Free email providers:

  • Scan your emails for advertising
  • Build profiles based on content
  • Share data with advertisers
  • Use your emails to train AI
Paid email subscriptions:
  • Often still scan emails
  • May share anonymized data
  • Privacy policies can change
  • Your data is still on their servers
Self-hosted email:
  • Your data stays on your server
  • No scanning or profiling
  • Complete privacy
  • You control everything

Cloud Storage

Free/cheap cloud storage:

  • May scan files for advertising
  • Share metadata with partners
  • Use files to train AI (if in terms)
  • Data mining for insights
One-time purchase storage (NAS + Nextcloud):
  • Files stay on your hardware
  • No scanning or data collection
  • Complete privacy
  • You control access

Productivity Tools

Subscription productivity apps:

  • Track your usage patterns
  • Analyze your workflows
  • Share insights with advertisers
  • Build user profiles
Desktop/self-hosted tools:
  • Data stays local
  • No usage tracking
  • No data sharing
  • Complete privacy

The Data Collection Methods

1. Direct Data Collection

  • Usage analytics
  • Feature usage tracking
  • User behavior monitoring
  • Content analysis

2. Indirect Data Collection

  • Metadata harvesting
  • Relationship mapping (who you interact with)
  • Pattern recognition
  • Predictive modeling

3. Data Sharing

  • Partner data sharing
  • Advertising networks
  • Analytics services
  • Third-party integrations

4. AI Training

  • Using your content to train AI
  • Improving algorithms with your data
  • Building models from your usage
  • Often without explicit consent

The Terms of Service Reality

What They Say vs. What They Do

Many privacy policies include:

  • "We may use your data to improve our services"
  • "We share data with trusted partners"
  • "We use analytics to understand usage"
  • "We may use content to train AI models"
These broad terms allow extensive data collection while technically "disclosing" it in terms most people don't read.

Changes Without Notice

  • Privacy policies can change
  • Data sharing agreements update
  • New "features" enable more collection
  • You're often notified after the fact

How Owned Software Protects Privacy

Desktop Applications

  • Data stays on your computer
  • No cloud sync (unless you choose)
  • No usage tracking
  • No data sharing
  • Complete control

Self-Hosted Software

  • Data on your servers
  • You control access
  • No third-party data sharing
  • You decide what's collected
  • Complete privacy

One-Time Purchase Software

  • No ongoing revenue from data
  • Business model doesn't depend on data
  • Focus on product, not data collection
  • Better alignment with user interests

The Financial Incentive

Subscription Companies Need Data Because:

  • Low subscription prices require additional revenue
  • Investors expect growth
  • Data is valuable and sellable
  • Advertising revenue supplements subscriptions
  • User data = company asset

Owned Software Companies:

  • Make money from the sale
  • Don't need ongoing revenue streams
  • Focus on product quality
  • Better aligned with user privacy
  • Less incentive to collect data

Protecting Your Privacy

If You Must Use Subscriptions:

1. Read privacy policies (at least the data section) 2. Use privacy-focused alternatives when available 3. Minimize data sharing (don't connect unnecessary accounts) 4. Use privacy tools (VPN, ad blockers) 5. Limit personal information in accounts

Better: Use Owned Software

1. Desktop applications keep data local 2. Self-hosted software gives you control 3. One-time purchases reduce data collection incentives 4. Open-source software is auditable 5. Local-first tools prioritize privacy

The Bottom Line

Subscription models often rely on data monetization to supplement low prices.
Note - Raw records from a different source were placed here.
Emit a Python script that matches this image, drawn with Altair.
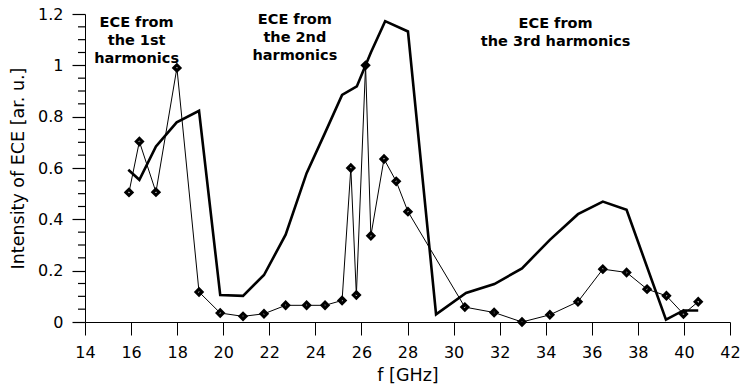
import altair as alt
import pandas as pd

# Measured ECE intensity (thin line with diamonds)
meas_f = [15.91, 16.36, 17.08, 17.99, 18.95, 19.87, 20.86, 21.77, 22.71, 23.62,
          24.42, 25.16, 25.54, 25.78, 26.18, 26.41, 26.98, 27.51, 28.02, 30.49,
          31.76, 32.97, 34.18, 35.40, 36.48, 37.51, 38.40, 39.24, 39.98, 40.62]
meas_v = [0.505, 0.703, 0.506, 0.99, 0.117, 0.035, 0.022, 0.032, 0.065, 0.065,
          0.065, 0.084, 0.60, 0.105, 1.0, 0.336, 0.635, 0.548, 0.43, 0.058,
          0.037, 0.0, 0.028, 0.079, 0.206, 0.193, 0.128, 0.102, 0.031, 0.079]

# Calculated ECE intensity (thick line)
calc_f = [15.88, 16.36, 17.08, 17.98, 18.95, 19.87, 20.86, 21.77, 22.71, 23.62,
          24.42, 25.16, 25.80, 26.18, 26.41, 27.03, 28.02, 29.24, 30.54, 31.77,
          32.97, 34.18, 35.40, 36.48, 37.51, 39.22, 39.98, 40.62]
calc_v = [0.593, 0.554, 0.684, 0.778, 0.823, 0.105, 0.102, 0.183, 0.34, 0.58,
          0.737, 0.885, 0.918, 1.0, 1.05, 1.172, 1.132, 0.03, 0.113, 0.148,
          0.209, 0.32, 0.42, 0.469, 0.437, 0.009, 0.045, 0.045]

# Harmonic region labels, anchored in data units (top of first line)
note_text = ["ECE from\nthe 1st\nharmonics",
             "ECE from\nthe 2nd\nharmonics",
             "ECE from\nthe 3rd harmonics"]
note_f = [16.24, 23.11, 34.43]
note_v = [1.194, 1.203, 1.19]

x_ticks = list(range(14, 43, 2))
y_ticks = [0, 0.2, 0.4, 0.6, 0.8, 1.0, 1.2]
y_minor = [0.05, 0.1, 0.15, 0.25, 0.3, 0.35, 0.45, 0.5, 0.55, 0.65, 0.7, 0.75,
           0.85, 0.9, 0.95, 1.05, 1.1, 1.15]

meas = pd.DataFrame({"f": meas_f, "v": meas_v, "i": range(len(meas_f))})
calc = pd.DataFrame({"f": calc_f, "v": calc_v, "i": range(len(calc_f))})
notes = pd.DataFrame({"t": note_text, "f": note_f, "v": note_v})
minor = pd.DataFrame({"v": y_minor})

FONT = "DejaVu Sans"
W, H = 645, 308

xs = alt.Scale(domain=[14, 42], nice=False, zero=False)
ys = alt.Scale(domain=[0, 1.2], nice=False)

x_enc = alt.X("f:Q", scale=xs, title="f [GHz]",
              axis=alt.Axis(values=x_ticks, tickSize=13, labelPadding=9,
                            titlePadding=6, labelFontSize=16, titleFontSize=17.5,
                            grid=False, labelFlush=False))
y_enc = alt.Y("v:Q", scale=ys, title="Intensity of ECE [ar. u.]",
              axis=alt.Axis(values=y_ticks, tickSize=13, labelPadding=9,
                            titlePadding=10, labelFontSize=16, titleFontSize=17.5,
                            tickWidth=1.2, grid=False, labelFlush=False, format="~g"))

calc_line = alt.Chart(calc).mark_line(color="black", strokeWidth=2.6).encode(
    x=x_enc, y=y_enc, order="i:Q")

meas_line = alt.Chart(meas).mark_line(color="black", strokeWidth=1).encode(
    x=alt.X("f:Q", scale=xs), y=alt.Y("v:Q", scale=ys), order="i:Q")

meas_pts = alt.Chart(meas).mark_point(
    shape="diamond", filled=False, color="black", strokeWidth=3, size=38, opacity=1
).encode(x=alt.X("f:Q", scale=xs), y=alt.Y("v:Q", scale=ys))

# short minor ticks just left of the y axis
minor_ticks = alt.Chart(minor).mark_rule(color="black", strokeWidth=1.2).encode(
    y=alt.Y("v:Q", scale=ys), x=alt.value(-7), x2=alt.value(0))

labels = alt.Chart(notes).mark_text(
    font=FONT, fontSize=14.5, fontWeight="bold", color="black",
    align="center", baseline="top", lineBreak="\n", lineHeight=18
).encode(x=alt.X("f:Q", scale=xs), y=alt.Y("v:Q", scale=ys), text="t:N")

chart = alt.layer(calc_line, meas_line, meas_pts, minor_ticks, labels).properties(
    width=W, height=H,
    autosize=alt.AutoSizeParams(type="none"),
    padding={"left": 85, "top": 14, "right": 13, "bottom": 62},
    background="white",
).configure_view(stroke=None).configure_axis(
    domainColor="black", tickColor="black", labelColor="black", titleColor="black",
    labelFont=FONT, titleFont=FONT, titleFontWeight="normal", domainWidth=1, tickWidth=1
)

chart.save("out.html", embed_options={"renderer": "svg", "actions": False})
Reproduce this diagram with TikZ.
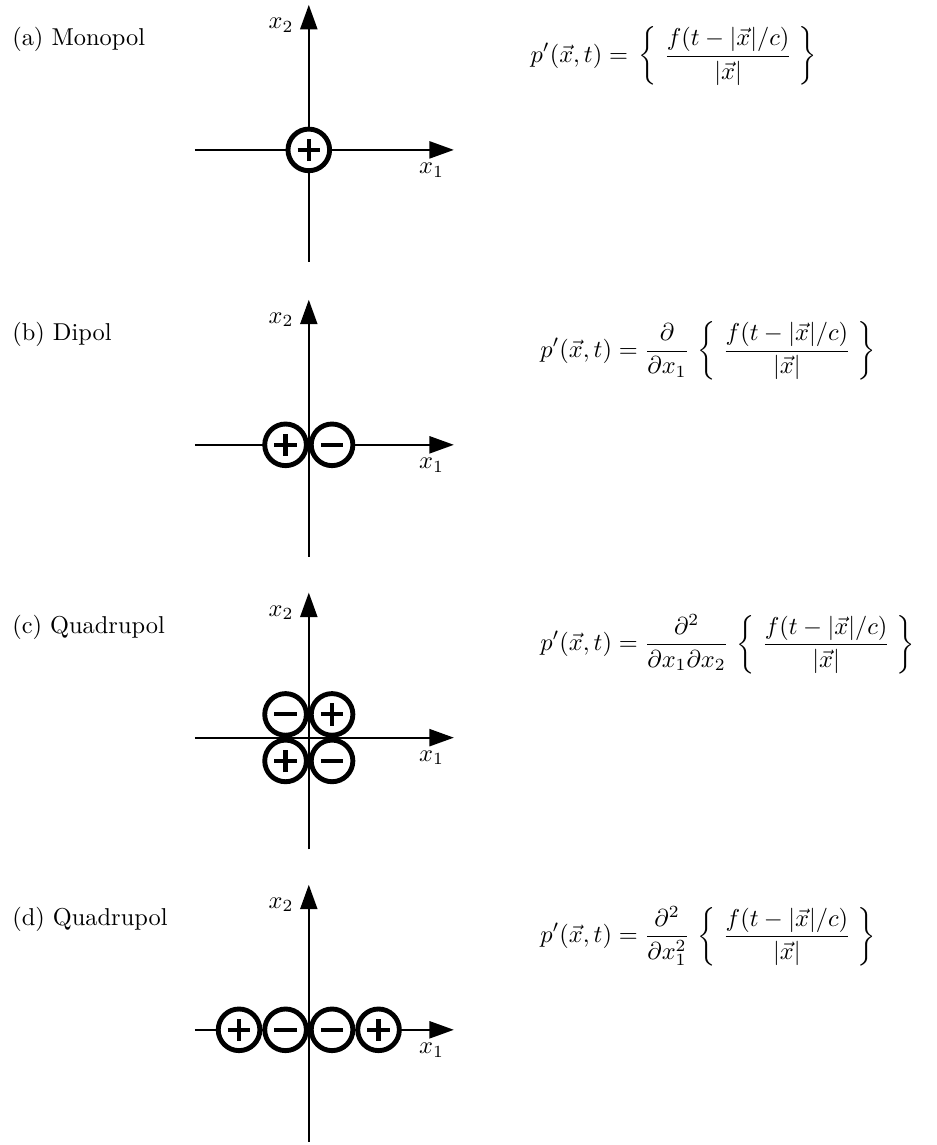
\documentclass[tikz,border=0pt]{standalone}
\usepackage{amsmath}
\usetikzlibrary{calc,arrows.meta}

\begin{document}
\begin{tikzpicture}[
    axis/.style={line width=0.8pt, -{Triangle[length=10pt,width=7pt]}},
    ring/.style={line width=2pt, fill=white},
    sign/.style={line width=1.7pt}]
  \useasboundingbox (0,0) rectangle (13.5,-16.5);

  % Ursprung der vier Teilbilder
  \coordinate (Oa) at (4.45,-2.16);
  \coordinate (Ob) at (4.45,-6.41);
  \coordinate (Oc) at (4.45,-10.63);
  \coordinate (Od) at (4.45,-14.84);

  % Achsen x_1, x_2
  \foreach \o in {Oa,Ob,Oc,Od}{
    \coordinate (\o-l) at ($(\o)+(-1.64,0)$);
    \coordinate (\o-r) at ($(\o)+(2.09,0)$);
    \coordinate (\o-u) at ($(\o)+(0,-1.61)$);
    \coordinate (\o-o) at ($(\o)+(0,2.09)$);
    \draw[axis] (\o-l) -- (\o-r);
    \draw[axis] (\o-u) -- (\o-o);
    \node (\o-x1) at ($(\o)+(1.77,-0.29)$) {$x_1$};
    \node (\o-x2) at ($(\o)+(-0.40,1.80)$) {$x_2$};
  }

  % Ladungen: Teilbild / dx / dy / Vorzeichen (1 = plus, 0 = minus)
  \foreach \o/\dx/\dy/\s in {Oa/0/0/1,
      Ob/-1/0/1, Ob/1/0/0,
      Oc/-1/1/0, Oc/1/1/1, Oc/-1/-1/1, Oc/1/-1/0,
      Od/-3/0/1, Od/-1/0/0, Od/1/0/0, Od/3/0/1}{
    \coordinate (q) at ($(\o)+(0.335*\dx,0.335*\dy)$);
    \draw[ring] (q) circle (0.3);
    \draw[sign] ($(q)+(-0.16,0)$) -- ($(q)+(0.16,0)$);
    \ifnum\s=1
      \draw[sign] ($(q)+(0,-0.16)$) -- ($(q)+(0,0.16)$);
    \fi
  }

  % Bezeichnungen
  \node[anchor=base west, inner sep=0] (la) at ($(Oa)+(-4.28,1.5)$) {(a) Monopol};
  \node[anchor=base west, inner sep=0] (lb) at ($(Ob)+(-4.28,1.5)$) {(b) Dipol};
  \node[anchor=base west, inner sep=0] (lc) at ($(Oc)+(-4.28,1.5)$) {(c) Quadrupol};
  \node[anchor=base west, inner sep=0] (ld) at ($(Od)+(-4.28,1.5)$) {(d) Quadrupol};

  % Schalldruck
  \node[anchor=west, inner sep=0] (fa) at ($(Oa)+(3.19,1.35)$)
    {$\displaystyle p'(\vec{x},t) = \, \left\{ \; \frac{f(t-|\vec{x}|/c)}{|\vec{x}|} \; \right\}$};
  \node[anchor=west, inner sep=0] (fb) at ($(Ob)+(3.33,1.35)$)
    {$\displaystyle p'(\vec{x},t) = \frac{\partial}{\partial x_1} \, \left\{ \; \frac{f(t-|\vec{x}|/c)}{|\vec{x}|} \; \right\}$};
  \node[anchor=west, inner sep=0] (fc) at ($(Oc)+(3.33,1.35)$)
    {$\displaystyle p'(\vec{x},t) = \frac{\partial^2}{\partial x_1 \partial x_2} \, \left\{ \; \frac{f(t-|\vec{x}|/c)}{|\vec{x}|} \; \right\}$};
  \node[anchor=west, inner sep=0] (fd) at ($(Od)+(3.33,1.35)$)
    {$\displaystyle p'(\vec{x},t) = \frac{\partial^2}{\partial x_1^2} \, \left\{ \; \frac{f(t-|\vec{x}|/c)}{|\vec{x}|} \; \right\}$};
\end{tikzpicture}
\end{document}
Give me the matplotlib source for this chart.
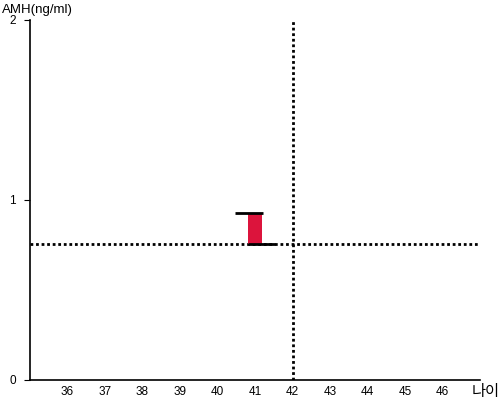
import matplotlib
matplotlib.use("Agg")
import matplotlib.pyplot as plt

ages = [41]
amh_low = [0.755]
amh_high = [0.93]
ref_age = 42
ref_amh = 0.755
xticks = list(range(36, 47))
yticks = [0, 1, 2]

plt.rcParams['font.family'] = ['Liberation Sans', 'Noto Sans CJK KR', 'DejaVu Sans']

fig = plt.figure(figsize=(5, 4), dpi=100)
ax = fig.add_axes([0.06, 0.05, 0.90, 0.90])
ax.set_xlim(35, 47)
ax.set_ylim(0, 2)

for a, lo, hi in zip(ages, amh_low, amh_high):
    ax.bar(a, hi - lo, bottom=lo, width=0.4, color='#DC143C', zorder=3)
    ax.plot([a - 0.53, a + 0.2], [hi, hi], color='black', lw=2, zorder=4, solid_capstyle='butt')
    ax.plot([a - 0.2, a + 0.53], [lo, lo], color='black', lw=2, zorder=4, solid_capstyle='butt')

ax.axhline(ref_amh, color='black', lw=2, ls=(0, (1, 1)), zorder=2)
ax.axvline(ref_age, color='black', lw=2, ls=(0, (1, 1)), zorder=2)

ax.spines['top'].set_visible(False)
ax.spines['right'].set_visible(False)
ax.spines['left'].set_linewidth(1.2)
ax.spines['bottom'].set_linewidth(1.2)
ax.set_xticks(xticks)
ax.set_yticks(yticks)
ax.tick_params(axis='x', length=0, labelsize=8.5, pad=4)
ax.tick_params(axis='y', length=4, labelsize=8.5, pad=6)

fig.text(0.004, 0.975, 'AMH(ng/ml)', fontsize=9.5, ha='left', va='center')
fig.text(0.944, 0.022, '나이', fontsize=11, ha='left', va='center',
         family=['Noto Sans CJK KR', 'DejaVu Sans'])

fig.savefig('out.png', dpi=100)
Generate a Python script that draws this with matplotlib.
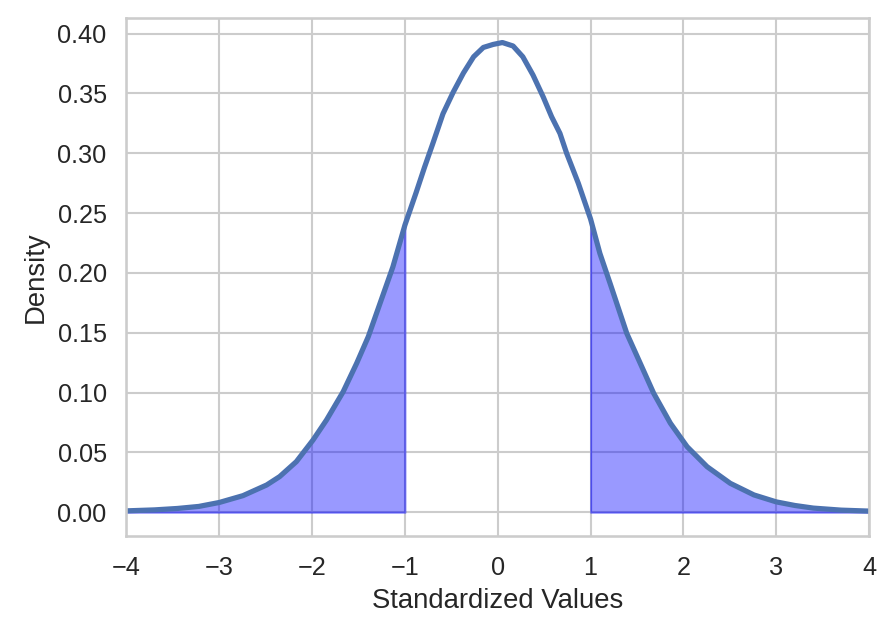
import numpy as np
import matplotlib
matplotlib.use('Agg')
import matplotlib.pyplot as plt
import seaborn as sns

# curve (density estimate of standardized values)
x_vals = [-4.0, -3.7, -3.45, -3.22, -3.0, -2.745, -2.49, -2.35, -2.17, -1.99,
          -1.845, -1.665, -1.52, -1.395, -1.23, -1.13, -1.0, -0.88, -0.788, -0.70,
          -0.59, -0.48, -0.37, -0.26, -0.155, -0.05, 0.05, 0.165, 0.27, 0.38,
          0.49, 0.58, 0.67, 0.742, 0.868, 1.0, 1.10, 1.21, 1.39, 1.535,
          1.68, 1.86, 2.04, 2.255, 2.505, 2.76, 3.0, 3.2, 3.4, 3.7,
          4.0]
density = [0.0012, 0.0020, 0.0032, 0.0049, 0.0082, 0.0139, 0.0228, 0.0298, 0.0423, 0.0604,
           0.0771, 0.1008, 0.1245, 0.1467, 0.1830, 0.2050, 0.2400, 0.2670, 0.2885, 0.3080,
           0.3330, 0.3510, 0.3670, 0.3806, 0.3884, 0.3909, 0.3925, 0.3896, 0.3806, 0.3653,
           0.3470, 0.3305, 0.3166, 0.3000, 0.2749, 0.2450, 0.2164, 0.1913, 0.1495, 0.1245,
           0.0994, 0.0744, 0.0548, 0.0381, 0.0242, 0.0145, 0.0087, 0.0057, 0.0035, 0.0018,
           0.0010]
x_ticks = [-4, -3, -2, -1, 0, 1, 2, 3, 4]

sns.set_theme(style='whitegrid')
plt.rcParams['font.family'] = ['Liberation Sans', 'DejaVu Sans']

x = np.array(x_vals)
y = np.array(density)

fig, ax = plt.subplots(figsize=(895 / 150, 638 / 150), dpi=150)
fig.subplots_adjust(left=0.1413, right=0.9710, top=0.9718, bottom=0.1599)

left = x <= -1
right = x >= 1
ax.fill_between(x[left], y[left], color='blue', alpha=0.4)
ax.fill_between(x[right], y[right], color='blue', alpha=0.4)
ax.plot(x, y, color='#4c72b0', lw=2.5, solid_joinstyle='round')

ax.set_xlim(-4, 4)
ax.set_ylim(-0.0198, 0.413)
ax.set_xticks(x_ticks)
ax.tick_params(labelsize=12.1)
ax.set_xlabel('Standardized Values', fontsize=13.2)
ax.set_ylabel('Density', fontsize=13.2)

fig.savefig('out.png', dpi=150)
When software seems too cheap for what it provides, your data is likely being collected and sold.

Owned software—whether desktop applications or self-hosted solutions—gives you control over your data and eliminates the financial incentive for data collection. If privacy matters to you, consider making the switch from subscriptions to owned software.

Your data is valuable. Make sure you control who has access to it.